[START OF Source data]
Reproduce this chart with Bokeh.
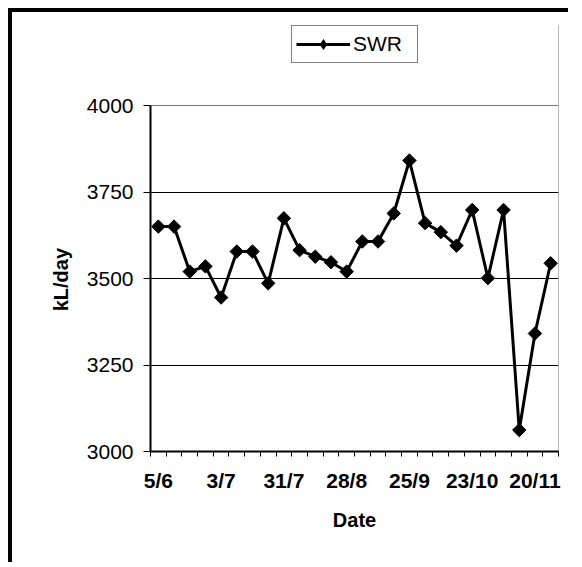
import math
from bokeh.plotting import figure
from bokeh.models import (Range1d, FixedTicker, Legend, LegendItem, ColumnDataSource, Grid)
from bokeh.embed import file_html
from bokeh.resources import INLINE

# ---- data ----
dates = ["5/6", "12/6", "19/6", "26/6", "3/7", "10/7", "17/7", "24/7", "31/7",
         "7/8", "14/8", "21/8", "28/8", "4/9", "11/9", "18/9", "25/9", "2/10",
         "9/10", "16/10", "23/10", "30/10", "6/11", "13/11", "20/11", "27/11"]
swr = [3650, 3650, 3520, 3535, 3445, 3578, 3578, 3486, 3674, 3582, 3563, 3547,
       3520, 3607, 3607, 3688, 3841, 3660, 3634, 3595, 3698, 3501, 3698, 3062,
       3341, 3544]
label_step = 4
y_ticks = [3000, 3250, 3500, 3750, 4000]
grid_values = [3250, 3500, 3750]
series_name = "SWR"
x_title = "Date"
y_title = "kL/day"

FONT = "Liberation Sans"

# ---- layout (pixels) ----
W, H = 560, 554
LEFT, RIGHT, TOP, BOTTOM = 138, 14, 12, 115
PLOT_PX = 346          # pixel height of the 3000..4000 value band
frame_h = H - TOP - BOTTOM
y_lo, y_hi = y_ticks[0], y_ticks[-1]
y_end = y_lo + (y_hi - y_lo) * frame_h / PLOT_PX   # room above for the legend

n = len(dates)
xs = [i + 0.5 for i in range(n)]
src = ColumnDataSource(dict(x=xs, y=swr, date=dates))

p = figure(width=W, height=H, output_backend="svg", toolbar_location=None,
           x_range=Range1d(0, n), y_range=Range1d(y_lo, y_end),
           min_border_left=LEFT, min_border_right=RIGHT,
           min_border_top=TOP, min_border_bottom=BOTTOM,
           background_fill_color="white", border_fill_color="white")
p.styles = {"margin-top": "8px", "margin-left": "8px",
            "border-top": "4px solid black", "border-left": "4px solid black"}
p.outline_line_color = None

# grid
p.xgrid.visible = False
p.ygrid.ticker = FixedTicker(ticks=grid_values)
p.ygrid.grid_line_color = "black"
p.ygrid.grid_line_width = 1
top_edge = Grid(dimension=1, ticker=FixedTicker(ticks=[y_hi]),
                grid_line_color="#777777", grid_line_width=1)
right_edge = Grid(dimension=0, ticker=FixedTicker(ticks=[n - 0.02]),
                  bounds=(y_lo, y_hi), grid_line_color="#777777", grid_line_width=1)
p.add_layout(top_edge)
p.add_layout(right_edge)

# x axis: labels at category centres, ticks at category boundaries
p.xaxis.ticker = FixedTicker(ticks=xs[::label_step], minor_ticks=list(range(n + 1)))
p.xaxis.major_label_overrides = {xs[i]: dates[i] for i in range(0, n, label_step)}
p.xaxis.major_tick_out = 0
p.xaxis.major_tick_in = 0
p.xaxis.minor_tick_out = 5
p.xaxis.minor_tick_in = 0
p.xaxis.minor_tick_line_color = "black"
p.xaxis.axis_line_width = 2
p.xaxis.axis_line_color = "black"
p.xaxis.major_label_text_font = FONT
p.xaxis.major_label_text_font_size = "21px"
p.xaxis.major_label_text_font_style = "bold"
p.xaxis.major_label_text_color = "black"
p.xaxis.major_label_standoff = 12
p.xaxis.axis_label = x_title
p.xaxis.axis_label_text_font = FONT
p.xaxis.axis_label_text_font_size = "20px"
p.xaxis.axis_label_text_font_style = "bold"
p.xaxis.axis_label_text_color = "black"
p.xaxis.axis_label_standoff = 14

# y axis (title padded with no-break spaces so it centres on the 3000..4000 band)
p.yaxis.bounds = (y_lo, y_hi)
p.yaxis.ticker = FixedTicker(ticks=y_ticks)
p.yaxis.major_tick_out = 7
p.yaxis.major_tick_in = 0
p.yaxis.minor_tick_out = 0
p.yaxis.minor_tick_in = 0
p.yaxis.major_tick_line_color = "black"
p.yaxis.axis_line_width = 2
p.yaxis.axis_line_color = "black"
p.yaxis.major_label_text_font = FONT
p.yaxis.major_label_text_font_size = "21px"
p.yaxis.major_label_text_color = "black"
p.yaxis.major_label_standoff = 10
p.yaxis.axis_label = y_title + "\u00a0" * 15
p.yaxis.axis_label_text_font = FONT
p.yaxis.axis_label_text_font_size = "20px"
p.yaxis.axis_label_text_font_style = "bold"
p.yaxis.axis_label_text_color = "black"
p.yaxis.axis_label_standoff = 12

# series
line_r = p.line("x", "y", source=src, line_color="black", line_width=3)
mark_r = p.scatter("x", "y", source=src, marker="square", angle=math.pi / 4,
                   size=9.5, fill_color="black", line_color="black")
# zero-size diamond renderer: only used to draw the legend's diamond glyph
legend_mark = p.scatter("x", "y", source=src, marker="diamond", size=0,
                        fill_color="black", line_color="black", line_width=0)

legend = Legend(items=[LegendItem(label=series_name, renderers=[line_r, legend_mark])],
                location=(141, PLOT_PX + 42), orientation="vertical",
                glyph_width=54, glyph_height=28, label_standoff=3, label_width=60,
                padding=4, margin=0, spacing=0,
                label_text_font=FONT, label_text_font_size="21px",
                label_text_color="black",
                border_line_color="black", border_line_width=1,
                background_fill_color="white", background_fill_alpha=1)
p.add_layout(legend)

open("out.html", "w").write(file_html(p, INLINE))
[END OF Source data]
Return the listing above unchanged, apart from dropping its pictures.

*Worked answer:*
Reproduce this chart with Bokeh.
import math
from bokeh.plotting import figure
from bokeh.models import (Range1d, FixedTicker, Legend, LegendItem, ColumnDataSource, Grid)
from bokeh.embed import file_html
from bokeh.resources import INLINE

# ---- data ----
dates = ["5/6", "12/6", "19/6", "26/6", "3/7", "10/7", "17/7", "24/7", "31/7",
         "7/8", "14/8", "21/8", "28/8", "4/9", "11/9", "18/9", "25/9", "2/10",
         "9/10", "16/10", "23/10", "30/10", "6/11", "13/11", "20/11", "27/11"]
swr = [3650, 3650, 3520, 3535, 3445, 3578, 3578, 3486, 3674, 3582, 3563, 3547,
       3520, 3607, 3607, 3688, 3841, 3660, 3634, 3595, 3698, 3501, 3698, 3062,
       3341, 3544]
label_step = 4
y_ticks = [3000, 3250, 3500, 3750, 4000]
grid_values = [3250, 3500, 3750]
series_name = "SWR"
x_title = "Date"
y_title = "kL/day"

FONT = "Liberation Sans"

# ---- layout (pixels) ----
W, H = 560, 554
LEFT, RIGHT, TOP, BOTTOM = 138, 14, 12, 115
PLOT_PX = 346          # pixel height of the 3000..4000 value band
frame_h = H - TOP - BOTTOM
y_lo, y_hi = y_ticks[0], y_ticks[-1]
y_end = y_lo + (y_hi - y_lo) * frame_h / PLOT_PX   # room above for the legend

n = len(dates)
xs = [i + 0.5 for i in range(n)]
src = ColumnDataSource(dict(x=xs, y=swr, date=dates))

p = figure(width=W, height=H, output_backend="svg", toolbar_location=None,
           x_range=Range1d(0, n), y_range=Range1d(y_lo, y_end),
           min_border_left=LEFT, min_border_right=RIGHT,
           min_border_top=TOP, min_border_bottom=BOTTOM,
           background_fill_color="white", border_fill_color="white")
p.styles = {"margin-top": "8px", "margin-left": "8px",
            "border-top": "4px solid black", "border-left": "4px solid black"}
p.outline_line_color = None

# grid
p.xgrid.visible = False
p.ygrid.ticker = FixedTicker(ticks=grid_values)
p.ygrid.grid_line_color = "black"
p.ygrid.grid_line_width = 1
top_edge = Grid(dimension=1, ticker=FixedTicker(ticks=[y_hi]),
                grid_line_color="#777777", grid_line_width=1)
right_edge = Grid(dimension=0, ticker=FixedTicker(ticks=[n - 0.02]),
                  bounds=(y_lo, y_hi), grid_line_color="#777777", grid_line_width=1)
p.add_layout(top_edge)
p.add_layout(right_edge)

# x axis: labels at category centres, ticks at category boundaries
p.xaxis.ticker = FixedTicker(ticks=xs[::label_step], minor_ticks=list(range(n + 1)))
p.xaxis.major_label_overrides = {xs[i]: dates[i] for i in range(0, n, label_step)}
p.xaxis.major_tick_out = 0
p.xaxis.major_tick_in = 0
p.xaxis.minor_tick_out = 5
p.xaxis.minor_tick_in = 0
p.xaxis.minor_tick_line_color = "black"
p.xaxis.axis_line_width = 2
p.xaxis.axis_line_color = "black"
p.xaxis.major_label_text_font = FONT
p.xaxis.major_label_text_font_size = "21px"
p.xaxis.major_label_text_font_style = "bold"
p.xaxis.major_label_text_color = "black"
p.xaxis.major_label_standoff = 12
p.xaxis.axis_label = x_title
p.xaxis.axis_label_text_font = FONT
p.xaxis.axis_label_text_font_size = "20px"
p.xaxis.axis_label_text_font_style = "bold"
p.xaxis.axis_label_text_color = "black"
p.xaxis.axis_label_standoff = 14

# y axis (title padded with no-break spaces so it centres on the 3000..4000 band)
p.yaxis.bounds = (y_lo, y_hi)
p.yaxis.ticker = FixedTicker(ticks=y_ticks)
p.yaxis.major_tick_out = 7
p.yaxis.major_tick_in = 0
p.yaxis.minor_tick_out = 0
p.yaxis.minor_tick_in = 0
p.yaxis.major_tick_line_color = "black"
p.yaxis.axis_line_width = 2
p.yaxis.axis_line_color = "black"
p.yaxis.major_label_text_font = FONT
p.yaxis.major_label_text_font_size = "21px"
p.yaxis.major_label_text_color = "black"
p.yaxis.major_label_standoff = 10
p.yaxis.axis_label = y_title + "\u00a0" * 15
p.yaxis.axis_label_text_font = FONT
p.yaxis.axis_label_text_font_size = "20px"
p.yaxis.axis_label_text_font_style = "bold"
p.yaxis.axis_label_text_color = "black"
p.yaxis.axis_label_standoff = 12

# series
line_r = p.line("x", "y", source=src, line_color="black", line_width=3)
mark_r = p.scatter("x", "y", source=src, marker="square", angle=math.pi / 4,
                   size=9.5, fill_color="black", line_color="black")
# zero-size diamond renderer: only used to draw the legend's diamond glyph
legend_mark = p.scatter("x", "y", source=src, marker="diamond", size=0,
                        fill_color="black", line_color="black", line_width=0)

legend = Legend(items=[LegendItem(label=series_name, renderers=[line_r, legend_mark])],
                location=(141, PLOT_PX + 42), orientation="vertical",
                glyph_width=54, glyph_height=28, label_standoff=3, label_width=60,
                padding=4, margin=0, spacing=0,
                label_text_font=FONT, label_text_font_size="21px",
                label_text_color="black",
                border_line_color="black", border_line_width=1,
                background_fill_color="white", background_fill_alpha=1)
p.add_layout(legend)

open("out.html", "w").write(file_html(p, INLINE))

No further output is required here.